Germany (ranked No. 10) has avoided much of the economic turmoil facing other countries since the Great Financial Crisis and has kept its budget in balance. But its cautious approach to spending has imperilled its traditional high standing as a world leader in infrastructure. Experts warn that Germany is in danger of falling behind unless it invests more in roads, broadband and public transport.
In The Netherlands (ranked No. 3), the government is committed to spending about €25 billion for constructing new roads, and road users will be encouraged to use existing motorways, waterways and railroads more efficiently. In addition, the EU is providing grants to the Netherlands for various railway, water and shipping projects. The Netherlands currently funds its highways through a national infrastructure fund with express lane fees, regular tolls and taxes.
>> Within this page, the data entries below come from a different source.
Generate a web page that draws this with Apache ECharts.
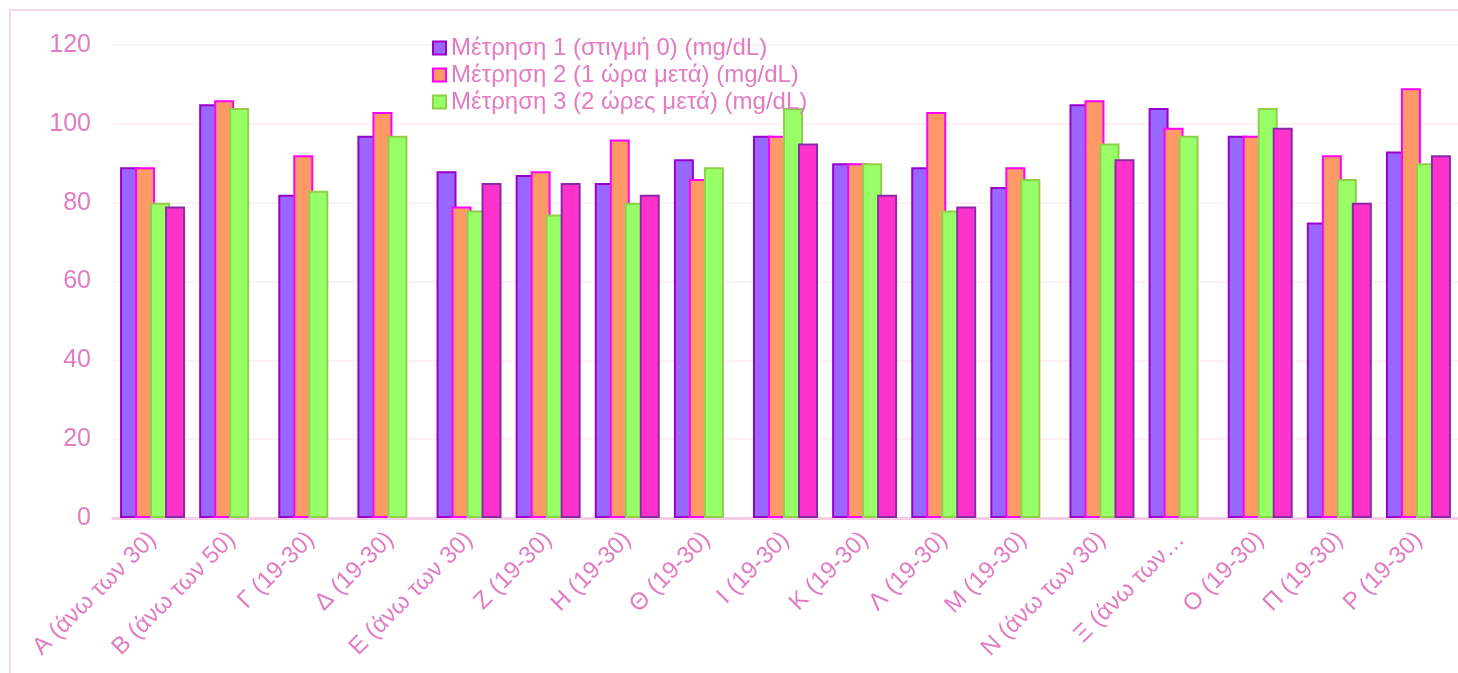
<!DOCTYPE html>
<html>
<head>
<meta charset="utf-8">
<style>
  html, body { margin: 0; padding: 0; background: #ffffff; overflow: hidden; }
  #chart { width: 1458px; height: 673px; }
</style>
<script src="https://cdn.jsdelivr.net/npm/echarts@6/dist/echarts.min.js"></script>
</head>
<body>
<div id="chart"></div>
<script>
// Participants (age group in parentheses)
const categories = [
  'Α (άνω των 30)', 'Β (άνω των 50)', 'Γ (19-30)', 'Δ (19-30)', 'Ε (άνω των 30)',
  'Ζ (19-30)', 'Η (19-30)', 'Θ (19-30)', 'Ι (19-30)', 'Κ (19-30)', 'Λ (19-30)',
  'Μ (19-30)', 'Ν (άνω των 30)', 'Ξ (άνω των…', 'Ο (19-30)', 'Π (19-30)', 'Ρ (19-30)'
];

const seriesNames = [
  'Μέτρηση 1 (στιγμή 0) (mg/dL)',
  'Μέτρηση 2 (1 ώρα μετά) (mg/dL)',
  'Μέτρηση 3 (2 ώρες μετά) (mg/dL)',
  'Μέτρηση 4'
];

// Glucose readings (mg/dL)
const measure1 = [89, 105, 82, 97, 88, 87, 85, 91, 97, 90, 89, 84, 105, 104, 97, 75, 93];
const measure2 = [89, 106, 92, 103, 79, 88, 96, 86, 97, 90, 103, 89, 106, 99, 97, 92, 109];
const measure3 = [80, 104, 83, 97, 78, 77, 80, 89, 104, 90, 78, 86, 95, 97, 104, 86, 90];
const measure4 = [79, null, null, null, 85, 85, 82, null, 95, 82, 79, null, 91, null, 99, 80, 92];

const yTicks = { min: 0, max: 120, interval: 20 };

const pink = '#e27bc2';
const font = '"Liberation Sans", Arial, sans-serif';

const styles = [
  { fill: '#9966ff', stroke: '#9a00cc' },
  { fill: '#ff9966', stroke: '#ff00ff' },
  { fill: '#99ff66', stroke: '#8ed04a' },
  { fill: '#ff33cc', stroke: '#8a2aa8' }
];

const values = [measure1, measure2, measure3, measure4];

const chart = echarts.init(document.getElementById('chart'), null, { renderer: 'canvas' });

chart.setOption({
  animation: false,
  backgroundColor: '#ffffff',
  textStyle: { fontFamily: font },
  graphic: [{
    type: 'rect',
    z: -10,
    silent: true,
    shape: { x: 10, y: 10, width: 1520, height: 720 },
    style: { fill: 'none', stroke: '#f6d6ea', lineWidth: 2 }
  }],
  legend: {
    data: seriesNames.slice(0, 3),
    orient: 'vertical',
    left: 427,
    top: 31,
    itemGap: 3,
    itemWidth: 13,
    itemHeight: 13,
    icon: 'rect',
    textStyle: { color: pink, fontSize: 24, fontFamily: font }
  },
  grid: { left: 113, right: -11, top: 45, bottom: 155, containLabel: false },
  xAxis: {
    type: 'category',
    data: categories,
    axisLine: { show: true, lineStyle: { color: '#f5cde6', width: 3 } },
    axisTick: { show: false },
    axisLabel: {
      rotate: 45,
      color: pink,
      fontSize: 24,
      fontFamily: font,
      margin: 18,
      interval: 0
    },
    splitLine: { show: false }
  },
  yAxis: {
    type: 'value',
    min: yTicks.min,
    max: yTicks.max,
    interval: yTicks.interval,
    axisLine: { show: false },
    axisTick: { show: false },
    axisLabel: { color: pink, fontSize: 25, fontFamily: font, margin: 22 },
    splitLine: { show: true, lineStyle: { color: '#fcf1f5', width: 2 } }
  },
  series: values.map((arr, i) => ({
    name: seriesNames[i],
    type: 'bar',
    data: arr,
    barWidth: 20,
    barGap: '-25%',
    itemStyle: {
      color: styles[i].fill,
      borderColor: styles[i].stroke,
      borderWidth: 2
    },
    emphasis: { disabled: true }
  }))
});
</script>
</body>
</html>
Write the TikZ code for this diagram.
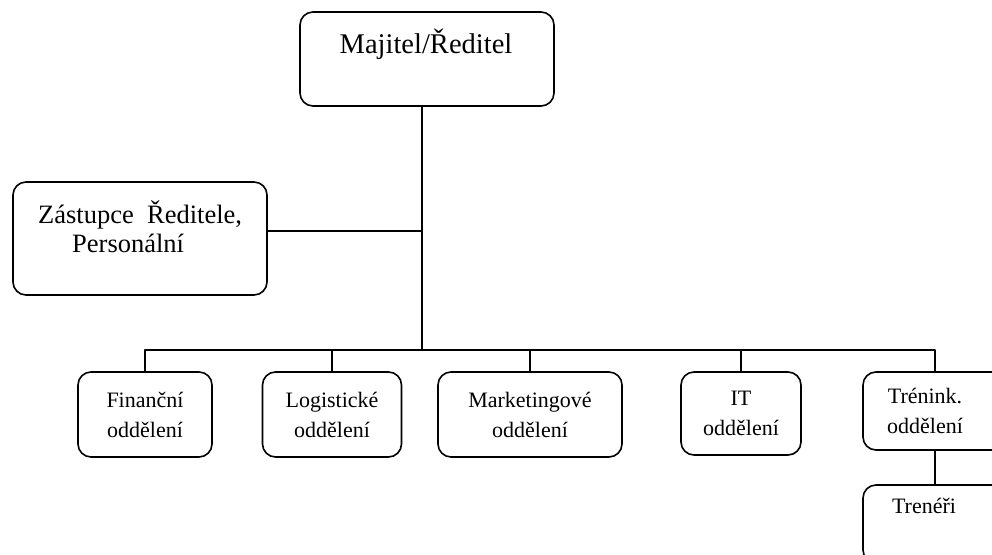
\documentclass[tikz,border=0pt]{standalone}
\usepackage{fontspec}
\setmainfont{Liberation Serif}
\begin{document}
\begin{tikzpicture}[x=1pt,y=-1pt,line join=round,line cap=round,
		box/.style={draw,line width=1.6pt,rounded corners=13pt,inner sep=0pt},
		dept/.style={box,minimum height=85pt,align=center,font=\fontsize{22}{30}\selectfont}]
		\clip (0,0) rectangle (992,554);
		% top level
		\node[box,minimum width=254pt,minimum height=94pt] (owner) at (427,59) {};
		\node[anchor=base,inner sep=0pt,font=\fontsize{28.5}{34}\selectfont] (ownertxt) at (426,53) {Majitel/Ředitel};
		\node[box,minimum width=254pt,minimum height=113pt] (deputy) at (140,238.5) {};
		\node[anchor=base west,inner sep=0pt,align=left,font=\fontsize{26.5}{29}\selectfont] (deputytxt) at (38,252) {Zástupce\ \ Ředitele,\\\hspace*{34pt}Personální};
		\coordinate (hub) at (422,350);
		\draw[line width=1.6pt] (owner.south -| hub) -- (hub);
		\draw[line width=1.6pt] ([yshift=7.5pt]deputy.east) -- ([yshift=7.5pt]deputy.east -| hub);
		% departments
		\node[dept,minimum width=134pt] (fin) at (145,414.5) {Finanční\\oddělení};
		\node[dept,minimum width=139pt] (log) at (332,414.5) {Logistické\\oddělení};
		\node[dept,minimum width=184pt] (mkt) at (530,414.5) {Marketingové\\oddělení};
		\node[dept,minimum width=120pt,minimum height=83pt] (it) at (741,413.5) {IT\\oddělení};
		\node[dept,minimum width=144pt,minimum height=78pt] (trn) at (935,411) {\hspace*{-20pt}Trénink.\\\hspace*{-20pt}oddělení};
		\node[box,minimum width=144pt,minimum height=78pt] (trainers) at (935,524) {};
		\node[anchor=base,inner sep=0pt,font=\fontsize{22}{30}\selectfont] (trainerstxt) at (924,513) {Trenéři};
		\draw[line width=1.6pt] (fin.north) -- (fin.north |- hub) -- (trn.north |- hub) -- (trn.north);
		\foreach \d in {log,mkt,it}
		\draw[line width=1.6pt] (\d.north) -- (\d.north |- hub);
		\draw[line width=1.6pt] (trn.south) -- (trainers.north);
\end{tikzpicture}
\end{document}
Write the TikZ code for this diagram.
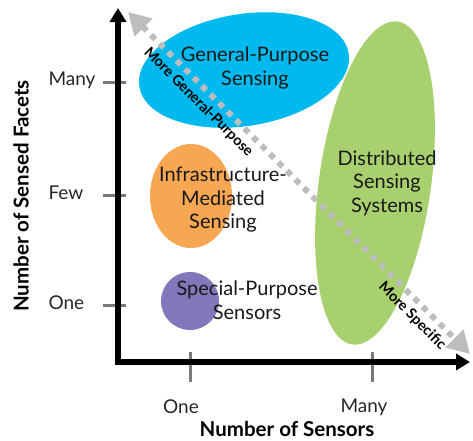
\documentclass[tikz,border=0pt]{standalone}
\usepackage{fontspec}
\setmainfont{Lato}
\usetikzlibrary{arrows.meta,shapes.geometric}
\definecolor{gpblue}{HTML}{00B9EF}
\definecolor{dsgreen}{HTML}{A9D06E}
\definecolor{imorange}{HTML}{F7A652}
\definecolor{sppurple}{HTML}{8078BB}
\definecolor{tickgray}{HTML}{7A7A7A}
\definecolor{diaggray}{HTML}{BDBDBD}
\tikzset{
  blob/.style={ellipse,inner sep=0pt},
  lbl/.style={font=\fontsize{20}{23.5}\selectfont,align=center,text=black!90},
  ticklbl/.style={font=\fontsize{19}{21}\selectfont,text=black!85},
  axis/.style={line width=6pt,-{Triangle[length=14pt,width=16pt]}},
  tick/.style={line width=3pt,draw=tickgray},
  diag/.style={line width=6pt,draw=diaggray,dash pattern=on 6pt off 6pt,{Triangle[length=22pt,width=24pt,fill=diaggray]}-{Triangle[length=22pt,width=24pt,fill=diaggray]}},
  difflbl/.style={font=\bfseries\fontsize{14.5}{16}\selectfont,sloped,below=1pt},
  axlbl/.style={font=\bfseries\fontsize{20.5}{22}\selectfont,inner sep=1pt}
}
\begin{document}
\begin{tikzpicture}[x=1pt,y=-1pt]
\useasboundingbox (0,0) rectangle (473,440);
% blobs
\node[blob,fill=gpblue,minimum width=212pt,minimum height=112pt,rotate=9] (gp) at (244,70) {};
\node[blob,fill=dsgreen,minimum width=112pt,minimum height=326pt,rotate=-8] (ds) at (375,183) {};
\node[blob,fill=imorange,minimum width=82pt,minimum height=104pt] (im) at (191,196) {};
\node[circle,fill=sppurple,minimum size=58pt,inner sep=0pt] (sp) at (190,301) {};
% texts
\node[lbl] (gpt) at (255,68) {General-Purpose\\Sensing};
\node[lbl] (imt) at (223,200) {Infrastructure-\\Mediated\\Sensing};
\node[lbl] (spt) at (247,300) {Special-Purpose\\Sensors};
\node[lbl] (dst) at (387,183) {Distributed\\Sensing\\Systems};
% ticks
\coordinate (yt1a) at (103,82); \coordinate (yt1b) at (126,82);
\coordinate (yt2a) at (103,195); \coordinate (yt2b) at (126,195);
\coordinate (yt3a) at (103,305); \coordinate (yt3b) at (126,305);
\coordinate (xt1a) at (190,352); \coordinate (xt1b) at (190,382);
\coordinate (xt2a) at (372,352); \coordinate (xt2b) at (372,382);
\draw[tick] (yt1a) -- (yt1b);
\draw[tick] (yt2a) -- (yt2b);
\draw[tick] (yt3a) -- (yt3b);
\draw[tick] (xt1a) -- (xt1b);
\draw[tick] (xt2a) -- (xt2b);
% axes
\coordinate (org) at (118,362);
\coordinate (ytop) at (118,8);
\coordinate (xend) at (470,362);
\draw[axis] ([yshift=-3pt]org) -- (ytop);
\draw[axis] ([xshift=-3pt]org) -- (xend);
% tick labels
\node[ticklbl,anchor=west] (lmany) at (45,80) {Many};
\node[ticklbl,anchor=west] (lfew) at (45,193) {Few};
\node[ticklbl,anchor=west] (lone) at (45,303) {One};
\node[ticklbl] (xone) at (181,407) {One};
\node[ticklbl] (xmany) at (364,407) {Many};
\node[axlbl] (xlab) at (287,429) {Number of Sensors};
\node[axlbl,rotate=90] (ylab) at (21,196) {Number of Sensed Facets};
% diagonal
\coordinate (dA) at (128,12);
\coordinate (dB) at (470,354);
\draw[diag] (dA) -- (dB)
  node[difflbl,pos=0.235] (mgp) {More General-Purpose}
  node[difflbl,pos=0.86] (msp) {More Specific};
\end{tikzpicture}
\end{document}
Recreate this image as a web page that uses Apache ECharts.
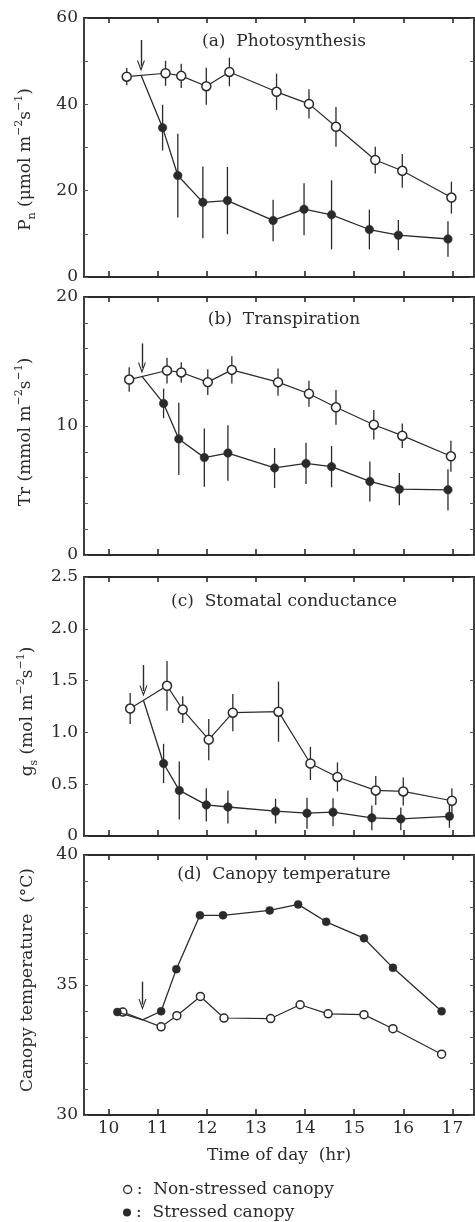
<!DOCTYPE html>
<html><head><meta charset="utf-8">
<script src="https://cdn.jsdelivr.net/npm/echarts@6/dist/echarts.min.js"></script>
<style>html,body{margin:0;padding:0;background:#fff}#c{width:475px;height:1222px}</style>
</head><body><div id="c"></div>
<script>
// ---------- data ----------
const xTicks = [10, 11, 12, 13, 14, 15, 16, 17];
const xLabels = [10, 11, 12, 13, 14, 15, 16, 17];

// (a) Photosynthesis
const nsXa = [10.37, 11.16, 11.48, 11.99, 12.46, 13.42, 14.08, 14.63, 15.43, 15.98, 16.98];
const nsYa = [46.4, 47.2, 46.6, 44.2, 47.5, 42.9, 40.1, 34.8, 27.1, 24.6, 18.4];
const nsEa = [2.0, 2.9, 2.8, 4.3, 3.3, 4.2, 3.4, 4.6, 3.1, 3.9, 3.7];
const stXa = [11.10, 11.41, 11.92, 12.42, 13.35, 13.98, 14.54, 15.31, 15.90, 16.91];
const stYa = [34.6, 23.5, 17.3, 17.7, 13.1, 15.7, 14.4, 11.0, 9.7, 8.8];
const stEa = [5.3, 9.7, 8.3, 7.8, 4.8, 6.0, 8.0, 4.6, 3.5, 4.1];
const yTicksA = [0, 10, 20, 30, 40, 50, 60];
const yLabelsA = [0, 20, 40, 60];

// (b) Transpiration
const nsXb = [10.42, 11.19, 11.48, 12.02, 12.51, 13.45, 14.08, 14.63, 15.40, 15.98, 16.97];
const nsYb = [13.6, 14.3, 14.15, 13.4, 14.35, 13.4, 12.5, 11.45, 10.1, 9.25, 7.65];
const nsEb = [0.95, 1.0, 0.8, 1.0, 1.05, 1.05, 1.0, 1.35, 1.15, 0.95, 1.2];
const stXb = [11.12, 11.43, 11.95, 12.43, 13.38, 14.02, 14.54, 15.32, 15.92, 16.91];
const stYb = [11.75, 9.0, 7.55, 7.9, 6.75, 7.1, 6.85, 5.7, 5.1, 5.05];
const stEb = [1.15, 2.8, 2.25, 2.15, 1.55, 1.6, 1.6, 1.55, 1.25, 1.6];
const yTicksB = [0, 2, 4, 6, 8, 10, 12, 14, 16, 18, 20];
const yLabelsB = [0, 10, 20];

// (c) Stomatal conductance
const nsXc = [10.44, 11.19, 11.51, 12.04, 12.53, 13.46, 14.11, 14.66, 15.44, 16.00, 16.99];
const nsYc = [1.23, 1.45, 1.22, 0.93, 1.19, 1.20, 0.70, 0.57, 0.44, 0.43, 0.34];
const nsEc = [0.15, 0.24, 0.13, 0.20, 0.18, 0.29, 0.16, 0.14, 0.14, 0.135, 0.12];
const stXc = [11.12, 11.44, 11.99, 12.43, 13.40, 14.04, 14.57, 15.36, 15.95, 16.94];
const stYc = [0.70, 0.44, 0.30, 0.28, 0.24, 0.22, 0.23, 0.175, 0.165, 0.19];
const stEc = [0.19, 0.28, 0.16, 0.16, 0.12, 0.15, 0.135, 0.12, 0.11, 0.11];
const yTicksC = [0, 0.5, 1.0, 1.5, 2.0, 2.5];
const yLabelsC = [0, 0.5, 1.0, 1.5, 2.0, 2.5];

// (d) Canopy temperature
const nsXd = [10.29, 11.07, 11.39, 11.87, 12.35, 13.30, 13.90, 14.47, 15.20, 15.79, 16.78];
const nsYd = [33.96, 33.39, 33.82, 34.56, 33.73, 33.71, 34.24, 33.89, 33.86, 33.32, 32.34];
const stXd = [10.18, 11.07, 11.38, 11.86, 12.33, 13.28, 13.86, 14.43, 15.20, 15.79, 16.78];
const stYd = [33.96, 33.99, 35.61, 37.68, 37.68, 37.87, 38.10, 37.43, 36.80, 35.66, 33.99];
const yTicksD = [30, 31, 32, 33, 34, 35, 36, 37, 38, 39, 40];
const yLabelsD = [30, 35, 40];

// stress onset (arrow) and junction point where the stressed line branches off
const arrowX = [10.66, 10.68, 10.71, 10.69];
const arrowTop = [54.9, 16.4, 1.65, 35.13];
const arrowTip = [48.9, 14.5, 1.40, 34.25];
const junctionY = [46.8, 13.85, 1.31, 33.66];

const titles = ['(a)  Photosynthesis', '(b)  Transpiration', '(c)  Stomatal conductance', '(d)  Canopy temperature'];
const seriesNames = ['Non-stressed canopy', 'Stressed canopy'];

// ---------- layout / style ----------
const FONT = 'DejaVu Serif';
const INK = '#2a2a2a';
const grids = [
  {left: 84, right: 1, top: 18, height: 259},
  {left: 84, right: 1, top: 297, height: 258},
  {left: 84, right: 1, top: 577, height: 259},
  {left: 84, right: 1, top: 855, height: 260}
];
const titleTop = [33, 311, 593, 866];
const yRange = [[0, 60], [0, 20], [0, 2.5], [30, 40]];
const yTickSets = [yTicksA, yTicksB, yTicksC, yTicksD];
const yLabelSets = [yLabelsA, yLabelsB, yLabelsC, yLabelsD];
const yFmt = [v => String(v), v => String(v), v => (v === 0 ? '0' : v.toFixed(1)), v => String(v)];
const yNames = [
  '{n|P}{sub|n}{n| (μmol m}{sup|−2}{n|s}{sup|−1}{n|)}',
  '{n|Tr (mmol m}{sup|−2}{n|s}{sup|−1}{n|)}',
  '{n|g}{sub|s}{n| (mol m}{sup|−2}{n|s}{sup|−1}{n|)}',
  '{n|Canopy temperature  (°C)}'
];
const yNameGap = [46, 46, 40, 44];
const yNamePad = [[0, 24, 0, 0], [0, 12, 0, 0], [0, 10, 0, 0], [0, 0, 0, 10]];
const richStyles = {
  n: {fontFamily: FONT, fontSize: 17, lineHeight: 24, color: INK},
  sub: {fontFamily: FONT, fontSize: 11, lineHeight: 11, verticalAlign: 'bottom', color: INK},
  sup: {fontFamily: FONT, fontSize: 11, lineHeight: 11, verticalAlign: 'top', color: INK}
};

const NS = [[nsXa, nsYa, nsEa], [nsXb, nsYb, nsEb], [nsXc, nsYc, nsEc], [nsXd, nsYd, null]];
const ST = [[stXa, stYa, stEa], [stXb, stYb, stEb], [stXc, stYc, stEc], [stXd, stYd, null]];

const ARROW = 'path://M5,0 L10,10 L8.6,10 L5,3 L1.4,10 L0,10 Z';

const xAxes = [], yAxes = [], series = [], titleOpts = [];
const lineAxis = {show: true, onZero: false, lineStyle: {color: INK, width: 1.8}};

function errRender(params, api) {
  const x = api.value(0);
  const p1 = api.coord([x, api.value(1)]);
  const p2 = api.coord([x, api.value(2)]);
  return {type: 'line', shape: {x1: p1[0], y1: p1[1], x2: p2[0], y2: p2[1]},
          style: {stroke: INK, lineWidth: 1.3}};
}

for (let i = 0; i < 4; i++) {
  const last = i === 3;
  xAxes.push({
    type: 'value', gridIndex: i, position: 'bottom', min: 9.5, max: 17.44,
    axisLine: lineAxis,
    axisTick: {show: true, inside: true, length: 6, customValues: xTicks, lineStyle: {color: INK, width: 1.6}},
    axisLabel: {show: last, customValues: xLabels, margin: 5, fontFamily: FONT, fontSize: 17, color: INK},
    splitLine: {show: false},
    name: last ? 'Time of day  (hr)' : '', nameLocation: 'middle', nameGap: 32,
    nameTextStyle: {fontFamily: FONT, fontSize: 17, color: INK}
  });
  xAxes.push({
    type: 'value', gridIndex: i, position: 'top', min: 9.5, max: 17.44,
    axisLine: lineAxis,
    axisTick: {show: true, inside: true, length: 5, customValues: xTicks, lineStyle: {color: INK, width: 1.6}},
    axisLabel: {show: false}, splitLine: {show: false}
  });
  yAxes.push({
    type: 'value', gridIndex: i, position: 'left', min: yRange[i][0], max: yRange[i][1],
    axisLine: lineAxis,
    axisTick: {show: true, inside: true, length: 4, customValues: yTickSets[i], lineStyle: {color: '#555', width: 1}},
    axisLabel: {show: true, customValues: yLabelSets[i], formatter: yFmt[i], margin: 6,
                fontFamily: FONT, fontSize: 17, color: INK},
    splitLine: {show: false},
    name: yNames[i], nameLocation: 'middle', nameGap: yNameGap[i], nameRotate: 90,
    nameTextStyle: {fontFamily: FONT, fontSize: 17, color: INK, lineHeight: 24, padding: yNamePad[i], rich: richStyles}
  });
  yAxes.push({
    type: 'value', gridIndex: i, position: 'right', min: yRange[i][0], max: yRange[i][1],
    axisLine: lineAxis,
    axisTick: {show: true, inside: true, length: 4, customValues: yTickSets[i], lineStyle: {color: '#555', width: 1}},
    axisLabel: {show: false}, splitLine: {show: false}
  });
  titleOpts.push({
    text: titles[i], left: 284, top: titleTop[i], textAlign: 'center', padding: 0,
    textStyle: {fontFamily: FONT, fontSize: 17, fontWeight: 'normal', color: INK}
  });

  const xi = i * 2, yi = i * 2;
  const [nx, ny, ne] = NS[i];
  const [sx, sy, se] = ST[i];
  const symSize = last ? 8 : 9;

  if (ne) {
    series.push({type: 'custom', name: 'err-ns-' + i, xAxisIndex: xi, yAxisIndex: yi, silent: true, z: 1,
      renderItem: errRender, encode: {x: 0, y: [1, 2]},
      data: nx.map((x, k) => [x, ny[k] - ne[k], ny[k] + ne[k]])});
    series.push({type: 'custom', name: 'err-st-' + i, xAxisIndex: xi, yAxisIndex: yi, silent: true, z: 1,
      renderItem: errRender, encode: {x: 0, y: [1, 2]},
      data: sx.map((x, k) => [x, sy[k] - se[k], sy[k] + se[k]])});
  }

  series.push({
    type: 'line', name: seriesNames[0], xAxisIndex: xi, yAxisIndex: yi, z: 3,
    symbol: 'circle', symbolSize: symSize,
    itemStyle: {color: '#fff', borderColor: INK, borderWidth: 1.5},
    lineStyle: {color: INK, width: 1.2},
    data: nx.map((x, k) => [x, ny[k]])
  });

  // stressed: branches from junction on the shared line at the arrow
  const jPt = {value: [arrowX[i], junctionY[i]], symbol: 'none'};
  let sData = sx.map((x, k) => [x, sy[k]]);
  if (last) sData = [sData[0], jPt].concat(sData.slice(1));
  else sData = [jPt].concat(sData);
  series.push({
    type: 'line', name: seriesNames[1], xAxisIndex: xi, yAxisIndex: yi, z: 4,
    symbol: 'circle', symbolSize: last ? 8 : 8.5,
    itemStyle: {color: INK, borderColor: INK, borderWidth: 0.5},
    lineStyle: {color: INK, width: 1.3},
    data: sData,
    markLine: {
      silent: true, animation: false, symbol: ['none', ARROW], symbolSize: [8, 11],
      label: {show: false},
      lineStyle: {color: INK, width: 1.4, type: 'solid'},
      data: [[{coord: [arrowX[i], arrowTop[i]]}, {coord: [arrowX[i], arrowTip[i]]}]]
    }
  });
}

const legendBase = {
  orient: 'vertical', left: 123, itemWidth: 8, itemHeight: 8, padding: 0,
  selectedMode: false,
  formatter: n => ':  ' + n,
  textStyle: {fontFamily: FONT, fontSize: 17, color: INK}
};

const chart = echarts.init(document.getElementById('c'), null, {renderer: 'canvas'});
chart.setOption({
  backgroundColor: '#fff',
  animation: false,
  title: titleOpts,
  grid: grids,
  xAxis: xAxes,
  yAxis: yAxes,
  legend: [
    Object.assign({}, legendBase, {top: 1181,
      data: [{name: seriesNames[0], icon: 'circle', itemStyle: {color: '#fff', borderColor: INK, borderWidth: 1.3}}]}),
    Object.assign({}, legendBase, {top: 1204,
      data: [{name: seriesNames[1], icon: 'circle', itemStyle: {color: INK, borderWidth: 0}}]})
  ],
  series: series
});
</script></body></html>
The WEF ranked the US as No. 9 worldwide in infrastructure. This is despite the ‘D+’ grade the US received in the 2017 Infrastructure Report Card, which is issued every four years by the American Society of Civil Engineers. According to the report, the US faces a $2.0 trillion, 10-year investment gap in infrastructure, which will require substantial increases in the federal motor fuels tax and new fees to improve water, waste, transportation and energy services.
In February 2018, President Trump proposed turning $200 billion in federal money into $1.5 trillion for fixing America’s infrastructure by leveraging local and state tax dollars and private investment. In March 2018, Congressional Democrats unveiled their own plan, involving $1 trillion in public spending paid for by rolling back the tax cuts passed last year. With the Democrats in the minority, the chance of their plan passing is nil, but it’s unclear yet what if any plan will be passed.